| STATED EXERCISE |
Give an exact transcription of every line, dropping the images.

| INFORMATION SUPPLIED |
==========

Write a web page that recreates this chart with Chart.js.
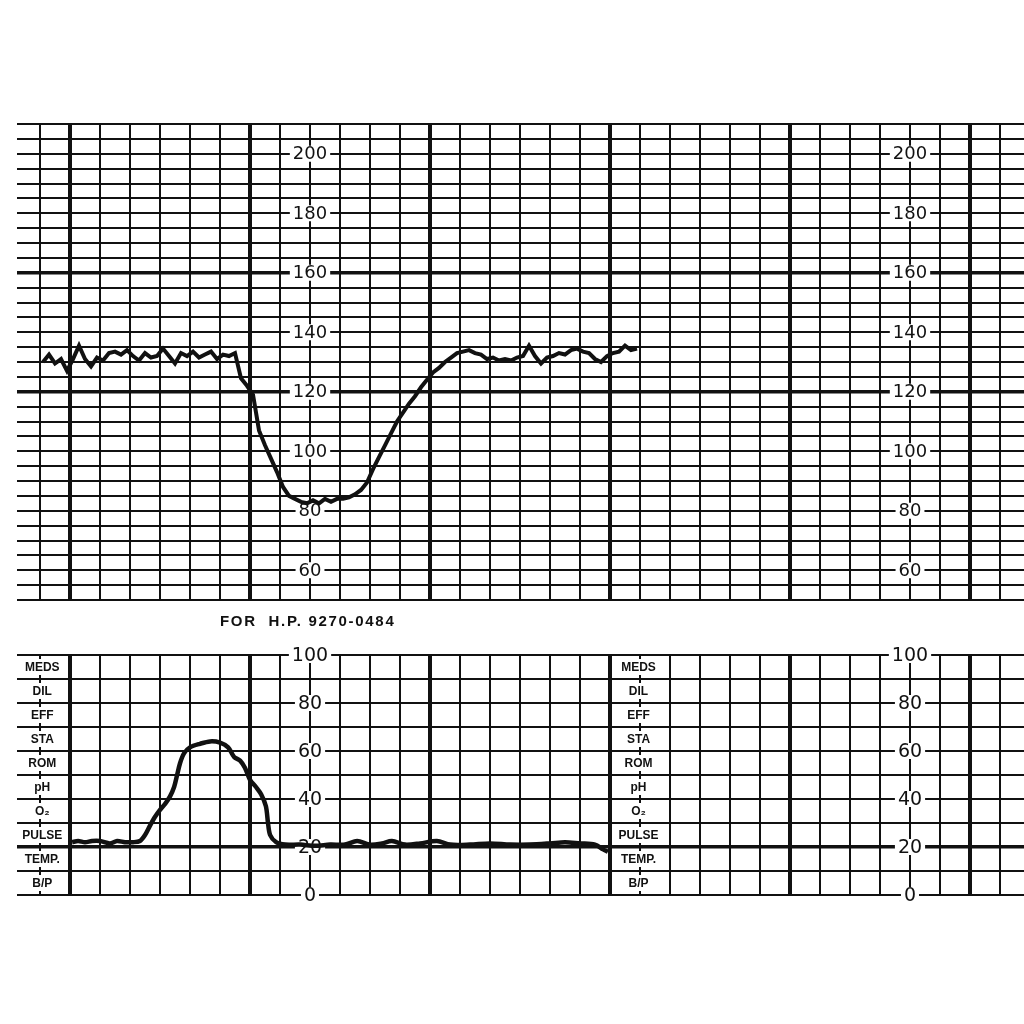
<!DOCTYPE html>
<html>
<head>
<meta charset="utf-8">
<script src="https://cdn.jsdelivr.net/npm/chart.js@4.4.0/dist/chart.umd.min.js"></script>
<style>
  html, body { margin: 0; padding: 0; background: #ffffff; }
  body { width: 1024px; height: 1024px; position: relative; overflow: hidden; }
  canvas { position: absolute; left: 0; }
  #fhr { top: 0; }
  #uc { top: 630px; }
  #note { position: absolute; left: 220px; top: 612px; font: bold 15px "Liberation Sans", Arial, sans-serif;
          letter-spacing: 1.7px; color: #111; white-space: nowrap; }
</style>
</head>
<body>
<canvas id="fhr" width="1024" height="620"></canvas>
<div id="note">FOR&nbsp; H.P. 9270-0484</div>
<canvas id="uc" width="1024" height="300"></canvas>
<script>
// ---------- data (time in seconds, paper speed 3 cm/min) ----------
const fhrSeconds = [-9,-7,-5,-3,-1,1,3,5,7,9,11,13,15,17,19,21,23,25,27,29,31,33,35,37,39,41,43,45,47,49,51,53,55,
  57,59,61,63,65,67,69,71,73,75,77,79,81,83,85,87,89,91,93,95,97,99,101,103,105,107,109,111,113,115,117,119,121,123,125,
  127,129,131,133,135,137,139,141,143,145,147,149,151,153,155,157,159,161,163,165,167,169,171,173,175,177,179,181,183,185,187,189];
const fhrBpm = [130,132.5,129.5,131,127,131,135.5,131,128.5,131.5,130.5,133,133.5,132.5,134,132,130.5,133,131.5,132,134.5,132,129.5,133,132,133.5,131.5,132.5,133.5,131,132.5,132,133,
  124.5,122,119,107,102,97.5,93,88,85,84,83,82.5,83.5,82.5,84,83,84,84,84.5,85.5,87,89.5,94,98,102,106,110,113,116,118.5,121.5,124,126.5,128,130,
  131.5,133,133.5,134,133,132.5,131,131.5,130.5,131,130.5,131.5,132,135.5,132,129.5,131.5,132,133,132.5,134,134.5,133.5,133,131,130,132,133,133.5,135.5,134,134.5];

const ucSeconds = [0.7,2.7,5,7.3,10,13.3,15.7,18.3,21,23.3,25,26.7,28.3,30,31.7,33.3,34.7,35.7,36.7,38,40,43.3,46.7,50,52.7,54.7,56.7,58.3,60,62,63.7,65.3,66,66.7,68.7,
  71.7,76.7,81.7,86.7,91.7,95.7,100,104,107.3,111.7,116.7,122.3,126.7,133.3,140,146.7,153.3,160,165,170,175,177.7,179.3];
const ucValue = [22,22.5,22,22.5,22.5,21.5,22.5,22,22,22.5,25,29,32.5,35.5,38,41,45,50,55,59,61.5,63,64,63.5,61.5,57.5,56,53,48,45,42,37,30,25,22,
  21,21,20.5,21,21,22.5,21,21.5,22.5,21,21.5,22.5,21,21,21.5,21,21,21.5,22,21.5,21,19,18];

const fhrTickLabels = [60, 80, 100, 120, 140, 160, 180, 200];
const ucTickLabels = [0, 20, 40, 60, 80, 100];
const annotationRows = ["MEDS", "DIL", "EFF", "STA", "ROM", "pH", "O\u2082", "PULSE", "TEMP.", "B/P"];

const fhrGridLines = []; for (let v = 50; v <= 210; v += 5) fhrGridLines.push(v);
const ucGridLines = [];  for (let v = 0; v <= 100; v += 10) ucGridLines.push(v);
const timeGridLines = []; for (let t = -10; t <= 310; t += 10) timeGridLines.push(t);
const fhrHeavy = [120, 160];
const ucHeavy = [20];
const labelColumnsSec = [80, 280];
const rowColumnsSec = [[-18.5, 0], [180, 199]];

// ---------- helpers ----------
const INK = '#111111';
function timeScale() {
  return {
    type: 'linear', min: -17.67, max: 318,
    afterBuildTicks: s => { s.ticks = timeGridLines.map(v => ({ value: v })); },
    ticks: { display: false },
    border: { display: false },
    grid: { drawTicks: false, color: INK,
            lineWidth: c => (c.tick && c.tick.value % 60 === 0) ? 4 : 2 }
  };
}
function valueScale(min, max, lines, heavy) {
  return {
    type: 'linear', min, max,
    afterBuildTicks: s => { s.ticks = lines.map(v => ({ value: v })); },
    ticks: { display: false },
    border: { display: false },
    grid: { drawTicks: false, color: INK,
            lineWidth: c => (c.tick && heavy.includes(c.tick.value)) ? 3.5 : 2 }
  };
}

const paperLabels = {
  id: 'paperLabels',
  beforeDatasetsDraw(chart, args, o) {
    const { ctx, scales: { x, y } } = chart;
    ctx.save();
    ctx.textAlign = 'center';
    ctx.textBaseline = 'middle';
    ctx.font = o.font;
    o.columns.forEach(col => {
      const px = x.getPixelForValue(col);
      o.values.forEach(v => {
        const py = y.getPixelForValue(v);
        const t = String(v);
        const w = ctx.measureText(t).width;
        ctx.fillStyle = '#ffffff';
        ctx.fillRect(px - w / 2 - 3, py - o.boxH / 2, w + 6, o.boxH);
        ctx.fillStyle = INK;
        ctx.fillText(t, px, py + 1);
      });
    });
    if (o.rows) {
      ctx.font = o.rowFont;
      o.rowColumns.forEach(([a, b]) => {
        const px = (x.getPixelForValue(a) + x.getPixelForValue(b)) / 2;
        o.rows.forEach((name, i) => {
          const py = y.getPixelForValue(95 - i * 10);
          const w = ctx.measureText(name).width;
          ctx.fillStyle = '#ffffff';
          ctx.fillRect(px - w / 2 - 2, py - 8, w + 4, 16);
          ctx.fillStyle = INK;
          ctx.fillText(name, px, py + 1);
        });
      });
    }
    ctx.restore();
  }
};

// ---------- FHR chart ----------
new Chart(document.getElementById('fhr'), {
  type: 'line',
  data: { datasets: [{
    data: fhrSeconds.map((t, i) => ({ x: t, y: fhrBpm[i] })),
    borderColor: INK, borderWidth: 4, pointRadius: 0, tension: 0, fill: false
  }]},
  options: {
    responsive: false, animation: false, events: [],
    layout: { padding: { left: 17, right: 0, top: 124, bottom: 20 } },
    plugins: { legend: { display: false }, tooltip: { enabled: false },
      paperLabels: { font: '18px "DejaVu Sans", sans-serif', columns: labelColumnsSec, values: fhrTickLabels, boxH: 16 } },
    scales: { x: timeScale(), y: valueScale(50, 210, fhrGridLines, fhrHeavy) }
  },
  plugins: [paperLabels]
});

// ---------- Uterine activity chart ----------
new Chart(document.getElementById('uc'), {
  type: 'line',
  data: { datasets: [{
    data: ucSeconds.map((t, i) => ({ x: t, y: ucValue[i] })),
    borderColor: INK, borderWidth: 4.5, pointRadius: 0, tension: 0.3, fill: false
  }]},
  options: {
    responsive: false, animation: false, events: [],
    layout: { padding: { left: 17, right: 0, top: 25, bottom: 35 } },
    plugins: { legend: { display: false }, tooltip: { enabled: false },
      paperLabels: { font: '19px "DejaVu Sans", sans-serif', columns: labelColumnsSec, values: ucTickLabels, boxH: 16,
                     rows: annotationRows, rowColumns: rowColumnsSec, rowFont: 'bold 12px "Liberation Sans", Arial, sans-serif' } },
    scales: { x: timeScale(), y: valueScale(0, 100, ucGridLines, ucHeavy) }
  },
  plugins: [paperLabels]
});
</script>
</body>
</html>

==========

| RESULT FOR THIS EXERCISE |
Write a web page that recreates this chart with Chart.js.
<!DOCTYPE html>
<html>
<head>
<meta charset="utf-8">
<script src="https://cdn.jsdelivr.net/npm/chart.js@4.4.0/dist/chart.umd.min.js"></script>
<style>
  html, body { margin: 0; padding: 0; background: #ffffff; }
  body { width: 1024px; height: 1024px; position: relative; overflow: hidden; }
  canvas { position: absolute; left: 0; }
  #fhr { top: 0; }
  #uc { top: 630px; }
  #note { position: absolute; left: 220px; top: 612px; font: bold 15px "Liberation Sans", Arial, sans-serif;
          letter-spacing: 1.7px; color: #111; white-space: nowrap; }
</style>
</head>
<body>
<canvas id="fhr" width="1024" height="620"></canvas>
<div id="note">FOR&nbsp; H.P. 9270-0484</div>
<canvas id="uc" width="1024" height="300"></canvas>
<script>
// ---------- data (time in seconds, paper speed 3 cm/min) ----------
const fhrSeconds = [-9,-7,-5,-3,-1,1,3,5,7,9,11,13,15,17,19,21,23,25,27,29,31,33,35,37,39,41,43,45,47,49,51,53,55,
  57,59,61,63,65,67,69,71,73,75,77,79,81,83,85,87,89,91,93,95,97,99,101,103,105,107,109,111,113,115,117,119,121,123,125,
  127,129,131,133,135,137,139,141,143,145,147,149,151,153,155,157,159,161,163,165,167,169,171,173,175,177,179,181,183,185,187,189];
const fhrBpm = [130,132.5,129.5,131,127,131,135.5,131,128.5,131.5,130.5,133,133.5,132.5,134,132,130.5,133,131.5,132,134.5,132,129.5,133,132,133.5,131.5,132.5,133.5,131,132.5,132,133,
  124.5,122,119,107,102,97.5,93,88,85,84,83,82.5,83.5,82.5,84,83,84,84,84.5,85.5,87,89.5,94,98,102,106,110,113,116,118.5,121.5,124,126.5,128,130,
  131.5,133,133.5,134,133,132.5,131,131.5,130.5,131,130.5,131.5,132,135.5,132,129.5,131.5,132,133,132.5,134,134.5,133.5,133,131,130,132,133,133.5,135.5,134,134.5];

const ucSeconds = [0.7,2.7,5,7.3,10,13.3,15.7,18.3,21,23.3,25,26.7,28.3,30,31.7,33.3,34.7,35.7,36.7,38,40,43.3,46.7,50,52.7,54.7,56.7,58.3,60,62,63.7,65.3,66,66.7,68.7,
  71.7,76.7,81.7,86.7,91.7,95.7,100,104,107.3,111.7,116.7,122.3,126.7,133.3,140,146.7,153.3,160,165,170,175,177.7,179.3];
const ucValue = [22,22.5,22,22.5,22.5,21.5,22.5,22,22,22.5,25,29,32.5,35.5,38,41,45,50,55,59,61.5,63,64,63.5,61.5,57.5,56,53,48,45,42,37,30,25,22,
  21,21,20.5,21,21,22.5,21,21.5,22.5,21,21.5,22.5,21,21,21.5,21,21,21.5,22,21.5,21,19,18];

const fhrTickLabels = [60, 80, 100, 120, 140, 160, 180, 200];
const ucTickLabels = [0, 20, 40, 60, 80, 100];
const annotationRows = ["MEDS", "DIL", "EFF", "STA", "ROM", "pH", "O\u2082", "PULSE", "TEMP.", "B/P"];

const fhrGridLines = []; for (let v = 50; v <= 210; v += 5) fhrGridLines.push(v);
const ucGridLines = [];  for (let v = 0; v <= 100; v += 10) ucGridLines.push(v);
const timeGridLines = []; for (let t = -10; t <= 310; t += 10) timeGridLines.push(t);
const fhrHeavy = [120, 160];
const ucHeavy = [20];
const labelColumnsSec = [80, 280];
const rowColumnsSec = [[-18.5, 0], [180, 199]];

// ---------- helpers ----------
const INK = '#111111';
function timeScale() {
  return {
    type: 'linear', min: -17.67, max: 318,
    afterBuildTicks: s => { s.ticks = timeGridLines.map(v => ({ value: v })); },
    ticks: { display: false },
    border: { display: false },
    grid: { drawTicks: false, color: INK,
            lineWidth: c => (c.tick && c.tick.value % 60 === 0) ? 4 : 2 }
  };
}
function valueScale(min, max, lines, heavy) {
  return {
    type: 'linear', min, max,
    afterBuildTicks: s => { s.ticks = lines.map(v => ({ value: v })); },
    ticks: { display: false },
    border: { display: false },
    grid: { drawTicks: false, color: INK,
            lineWidth: c => (c.tick && heavy.includes(c.tick.value)) ? 3.5 : 2 }
  };
}

const paperLabels = {
  id: 'paperLabels',
  beforeDatasetsDraw(chart, args, o) {
    const { ctx, scales: { x, y } } = chart;
    ctx.save();
    ctx.textAlign = 'center';
    ctx.textBaseline = 'middle';
    ctx.font = o.font;
    o.columns.forEach(col => {
      const px = x.getPixelForValue(col);
      o.values.forEach(v => {
        const py = y.getPixelForValue(v);
        const t = String(v);
        const w = ctx.measureText(t).width;
        ctx.fillStyle = '#ffffff';
        ctx.fillRect(px - w / 2 - 3, py - o.boxH / 2, w + 6, o.boxH);
        ctx.fillStyle = INK;
        ctx.fillText(t, px, py + 1);
      });
    });
    if (o.rows) {
      ctx.font = o.rowFont;
      o.rowColumns.forEach(([a, b]) => {
        const px = (x.getPixelForValue(a) + x.getPixelForValue(b)) / 2;
        o.rows.forEach((name, i) => {
          const py = y.getPixelForValue(95 - i * 10);
          const w = ctx.measureText(name).width;
          ctx.fillStyle = '#ffffff';
          ctx.fillRect(px - w / 2 - 2, py - 8, w + 4, 16);
          ctx.fillStyle = INK;
          ctx.fillText(name, px, py + 1);
        });
      });
    }
    ctx.restore();
  }
};

// ---------- FHR chart ----------
new Chart(document.getElementById('fhr'), {
  type: 'line',
  data: { datasets: [{
    data: fhrSeconds.map((t, i) => ({ x: t, y: fhrBpm[i] })),
    borderColor: INK, borderWidth: 4, pointRadius: 0, tension: 0, fill: false
  }]},
  options: {
    responsive: false, animation: false, events: [],
    layout: { padding: { left: 17, right: 0, top: 124, bottom: 20 } },
    plugins: { legend: { display: false }, tooltip: { enabled: false },
      paperLabels: { font: '18px "DejaVu Sans", sans-serif', columns: labelColumnsSec, values: fhrTickLabels, boxH: 16 } },
    scales: { x: timeScale(), y: valueScale(50, 210, fhrGridLines, fhrHeavy) }
  },
  plugins: [paperLabels]
});

// ---------- Uterine activity chart ----------
new Chart(document.getElementById('uc'), {
  type: 'line',
  data: { datasets: [{
    data: ucSeconds.map((t, i) => ({ x: t, y: ucValue[i] })),
    borderColor: INK, borderWidth: 4.5, pointRadius: 0, tension: 0.3, fill: false
  }]},
  options: {
    responsive: false, animation: false, events: [],
    layout: { padding: { left: 17, right: 0, top: 25, bottom: 35 } },
    plugins: { legend: { display: false }, tooltip: { enabled: false },
      paperLabels: { font: '19px "DejaVu Sans", sans-serif', columns: labelColumnsSec, values: ucTickLabels, boxH: 16,
                     rows: annotationRows, rowColumns: rowColumnsSec, rowFont: 'bold 12px "Liberation Sans", Arial, sans-serif' } },
    scales: { x: timeScale(), y: valueScale(0, 100, ucGridLines, ucHeavy) }
  },
  plugins: [paperLabels]
});
</script>
</body>
</html>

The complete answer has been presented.